Il apparaît que le concept de spectre est opérant dans un objectif de saisie du réel. La différence fondamentale entre sciences subtiles et sciences exactes est que le spectre est pour les premières un moyen d'explorer une instabilité (on peut parler d'une «esthétique des formes instables»), tandis que pour les secondes il sert au contraire à se rapprocher d'un objet dont on reconnaît a priori l'instabilité, de manière à la réduire en maîtrisant des paramètres différents de manière simultanée.
Si l'on observe donc en commun la décomposition initiale en éléments segmentables, il s'agit nettement dans un cas de maintenir ou d'obtenir une vibration qui permette d'atteindre une meilleure puissance d'évocation ou de représentation (on l'observe par exemple en peinture dans le divisionnisme de Seurat, ou encore lors de la mise en présence d'un phénomène surnaturel au sein d'un espace rituel, ou, dans le cas de l'écriture littéraire, lorsqu'on souhaite faire entrer un élément non-verbal, a-temporel, dans le langage et dans la linéarité de l'écriture), dans l'autre, d'enclore un phénomène indescriptible ou mettant en jeu un nombre potentiellement infini de paramètres.
On constate alors l'importance de l'opérateur : la différence fondamentale réside dans la position de l'objet par rapport à l'analyse. Si l'on peut évoquer en sciences humaines un mouvement de spectralisation, où l'interprétation fait entrer en jeu une décision, une hypothèse, en somme un facteur humain, on revient à une hypothèse d'objectivité en sciences dures, où l'instrument de saisie prévaut, qui contamine notamment l'historiographie. A ce titre, la science historique se situe plus que jamais à la charnière des deux espaces épistémologiques.


Questionnements
Il est bien entendu que les propositions peuvent et doivent émaner de tous les champs disciplinaires. Nous nous permettons simplement de décrire des pistes de travail, qui visent à explorer les ressources de ce concept dans la prise en compte de nouveaux objets, ou dans l'hypothèse de constituer une méthodologie renouvelée :

*Autour de la notion même d'objet : creuser la différence entre une conception dispersante ou au contraire une pensée de l'unité du multiple.

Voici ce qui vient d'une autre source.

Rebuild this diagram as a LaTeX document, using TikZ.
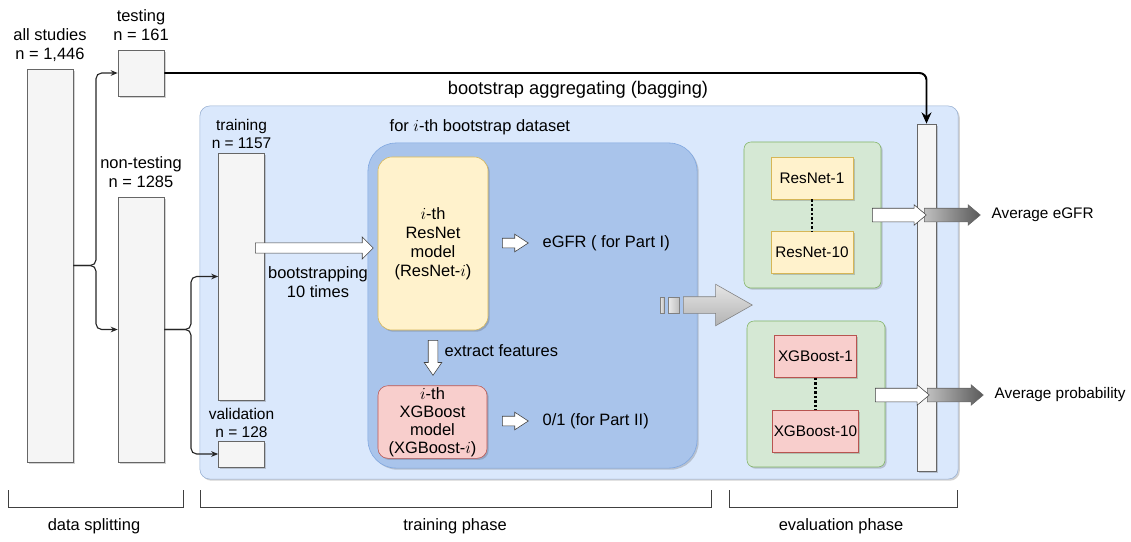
\documentclass[tikz,border=0pt]{standalone}
\usepackage{fontspec}
\setmainfont{Liberation Sans}
\usetikzlibrary{shapes.arrows,shadows,arrows.meta}

\definecolor{grfill}{HTML}{F5F5F5}
\definecolor{grline}{HTML}{666666}
\definecolor{bagfill}{HTML}{DAE8FC}
\definecolor{bagline}{HTML}{6C8EBF}
\definecolor{dsfill}{HTML}{A9C4EB}
\definecolor{dsline}{HTML}{7EA6E0}
\definecolor{ylfill}{HTML}{FFF2CC}
\definecolor{ylline}{HTML}{D6B656}
\definecolor{rdfill}{HTML}{F8CECC}
\definecolor{rdline}{HTML}{B85450}
\definecolor{gnfill}{HTML}{D5E8D4}
\definecolor{gnline}{HTML}{82B366}

\begin{document}
\begin{tikzpicture}[x=0.025cm, y=-0.025cm, font=\fontsize{11.7}{13.6}\selectfont]
	\tikzset{shd/.style={drop shadow={shadow xshift=1.2pt, shadow yshift=-1.2pt, opacity=0.25, fill=black!70}},
		dat/.style={rectangle, draw=grline, fill=grfill, shd, inner sep=0pt, minimum width=1.15cm},
		lbl/.style={align=center, inner sep=1pt},
		mdl/.style={rectangle, rounded corners=7pt, shd, align=center, inner sep=1pt},
		ens/.style={rectangle, draw=gnline, fill=gnfill, rounded corners=5pt, shd, minimum width=3.45cm, minimum height=3.65cm},
		sub/.style={rectangle, shd, minimum width=2.05cm, minimum height=1.05cm, inner sep=1pt, font=\fontsize{10.9}{13}\selectfont},
		warr/.style={single arrow, draw=black!75, fill=white, anchor=tail, minimum width=0pt},
		garr/.style={single arrow, draw=black!60, left color=black!25, right color=black!65, anchor=tail, minimum width=0pt},
		outt/.style={anchor=west, inner sep=1pt, font=\fontsize{10.9}{13}\selectfont},
		split/.style={-{Stealth[length=5pt, width=4pt]}, draw=black!85, line width=0.8pt, rounded corners=4pt},
		dots/.style={line width=1.8pt, dash pattern=on 1.8pt off 1.4pt},
		brkt/.style={draw=black!75, line width=0.6pt}};

	\useasboundingbox (0,0) rectangle (1131,541);

	% data splitting
	\node[dat, minimum height=9.825cm] (all) at (50,265.5) {};
	\node[dat, minimum height=1.15cm] (test) at (141,73) {};
	\node[dat, minimum height=6.625cm] (nontest) at (141,329.5) {};
	\node[lbl] (allt) at (50,45) {all studies\\n = 1,446};
	\node[lbl] (testt) at (141,25) {testing\\n = 161};
	\node[lbl] (nontestt) at (141,172) {non-testing\\n = 1285};

	\draw[split] (all.east) -- (96,265.5) |- (test.west);
	\draw[split] (all.east) -- (96,265.5) |- (nontest.west);

	% bagging
	\node[rectangle, draw=bagline!70, fill=bagfill, rounded corners=7pt, shd, minimum width=18.95cm, minimum height=9.325cm] (bag) at (579,292.5) {};
	\node[lbl, font=\fontsize{13}{15}\selectfont] (bagt) at (578,90) {bootstrap aggregating (bagging)};

	\node[dat, minimum height=6.175cm] (train) at (241.5,276.5) {};
	\node[dat, minimum height=0.65cm] (valid) at (241.5,454) {};
	\node[lbl, font=\fontsize{11}{13}\selectfont] (traint) at (241.5,134) {training\\n = 1157};
	\node[lbl, font=\fontsize{11}{13}\selectfont] (validt) at (241.5,423) {validation\\n = 128};

	\draw[split] (nontest.east) -- (191,329.5) |- (train.west);
	\draw[split] (nontest.east) -- (191,329.5) |- (valid.west);

	% i-th bootstrap dataset
	\node[rectangle, draw=dsline, fill=dsfill, rounded corners=20pt, shd, minimum width=8.225cm, minimum height=8.125cm] (ds) at (532.5,305.5) {};
	\node[lbl, anchor=west] (dst) at (388,127) {for $i$-th bootstrap dataset};

	\node[mdl, draw=ylline, fill=ylfill, rounded corners=10pt, minimum width=2.75cm, minimum height=4.325cm] (resnet) at (433,243.5) {$i$-th\\ResNet\\model\\(ResNet-$i$)};
	\node[mdl, draw=rdline, fill=rdfill, minimum width=2.725cm, minimum height=1.8cm, font=\fontsize{11.7}{12.9}\selectfont] (xgb) at (432.5,422) {$i$-th\\XGBoost\\model\\(XGBoost-$i$)};

	\node[warr, minimum height=2.95cm, inner sep=0.12cm, single arrow head extend=0.15cm, single arrow tip angle=90] (boot) at (255,248) {};
	\node[lbl] (boott) at (318,282) {bootstrapping\\10 times};

	\node[warr, minimum height=0.65cm, inner sep=0.1125cm, single arrow head extend=0.1cm, single arrow tip angle=66] (egfra) at (502,243) {};
	\node[lbl, anchor=west] (egfr) at (541,243) {eGFR ( for Part I)};
	\node[warr, minimum height=0.65cm, inner sep=0.1125cm, single arrow head extend=0.1cm, single arrow tip angle=66] (parta) at (502,421) {};
	\node[lbl, anchor=west] (part) at (541,421) {0/1 (for Part II)};

	\node[warr, shape border rotate=270, minimum height=0.875cm, inner sep=0.1125cm, single arrow head extend=0.1cm, single arrow tip angle=69] (feat) at (433,340) {};
	\node[lbl, anchor=west] (featt) at (443,351) {extract features};

	% aggregating
	\node[rectangle, draw=black!50, left color=black!8, right color=black!25, minimum width=0.1cm, minimum height=0.4cm, inner sep=0pt] (g1) at (662,305) {};
	\node[rectangle, draw=black!50, left color=black!8, right color=black!25, minimum width=0.275cm, minimum height=0.4cm, inner sep=0pt] (g2) at (673.5,305) {};
	\node[single arrow, draw=black!50, top color=black!10, bottom color=black!30, anchor=tail, minimum width=0pt, minimum height=1.725cm, inner sep=0.2cm, single arrow head extend=0.3125cm, single arrow tip angle=59] (agg) at (683,305) {};

	\node[ens, minimum width=3.425cm] (ensr) at (812.5,215) {};
	\node[ens] (ensx) at (816,394) {};
	\node[sub, draw=ylline, fill=ylfill] (r1) at (812,178) {ResNet-1};
	\node[sub, draw=ylline, fill=ylfill] (r10) at (812,252.5) {ResNet-10};
	\node[sub, draw=rdline, fill=rdfill] (x1) at (815.5,356.5) {XGBoost-1};
	\node[sub, draw=rdline, fill=rdfill] (x10) at (815.5,431.5) {XGBoost-10};
	\draw[dots] (r1.south) -- (r10.north);
	\draw[dots] (x1.south) -- (x10.north);

	\node[dat, minimum width=0.475cm, minimum height=8.675cm] (bar) at (926.5,297.5) {};

	\draw[line width=1.4pt, -{Stealth[length=8pt, width=7pt]}, rounded corners=5pt] (test.east) -| (bar.north);

	\node[garr, minimum height=1.4cm, inner sep=0.1625cm, single arrow head extend=0.0875cm, single arrow tip angle=80] (avge) at (924,215) {};
	\node[warr, minimum height=1.35cm, inner sep=0.1625cm, single arrow head extend=0.0875cm, single arrow tip angle=80] (rese) at (872,215) {};
	\node[outt] (avget) at (990,215) {Average eGFR};

	\node[garr, minimum height=1.4cm, inner sep=0.1625cm, single arrow head extend=0.0875cm, single arrow tip angle=80] (avgp) at (927,395) {};
	\node[warr, minimum height=1.35cm, inner sep=0.1625cm, single arrow head extend=0.0875cm, single arrow tip angle=80] (resp) at (875,395) {};
	\node[outt] (avgpt) at (993,395) {Average probability};

	% phases
	\draw[brkt] (8,490) |- (183,507) -- (183,490);
	\draw[brkt] (200,490) |- (711,507) -- (711,490);
	\draw[brkt] (729,490) |- (957,507) -- (957,490);
	\node[lbl] (ph1) at (94,526) {data splitting};
	\node[lbl] (ph2) at (455,526) {training phase};
	\node[lbl] (ph3) at (841,526) {evaluation phase};
\end{tikzpicture}
\end{document}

*En quoi la mise à distance – des affects, du social – est-elle nécessaire pour saisir une totalité de l'objet ? est-ce une illusion méthodologique ? On pense en particulier aux opérations de sélection et d'isolement des phénomènes et des témoignages historiques. Le fait de réintégrer certains micro-phénomènes entraîne-t-il un brouillage ou au contraire plus une grande subtilité – au risque de la désintégration de la connaissance des faits ?

*La notion de simultanéité ou ‘temps réel' interroge le déroulement et les rapports entre les natures différentes d'objets envisagés. Elle permet de penser le rapport entre description et narration, entre portrait et récit. La notion de biographique et ses outils peuvent ainsi être interrogés sur de nouveaux frais.


La journée se déroulera à l'Université Catholique de l'Ouest, place André Leroy, Angers. L'entrée est libre.
Les communications et débats seront publiés en ligne, sur la page Internet du GRIHF.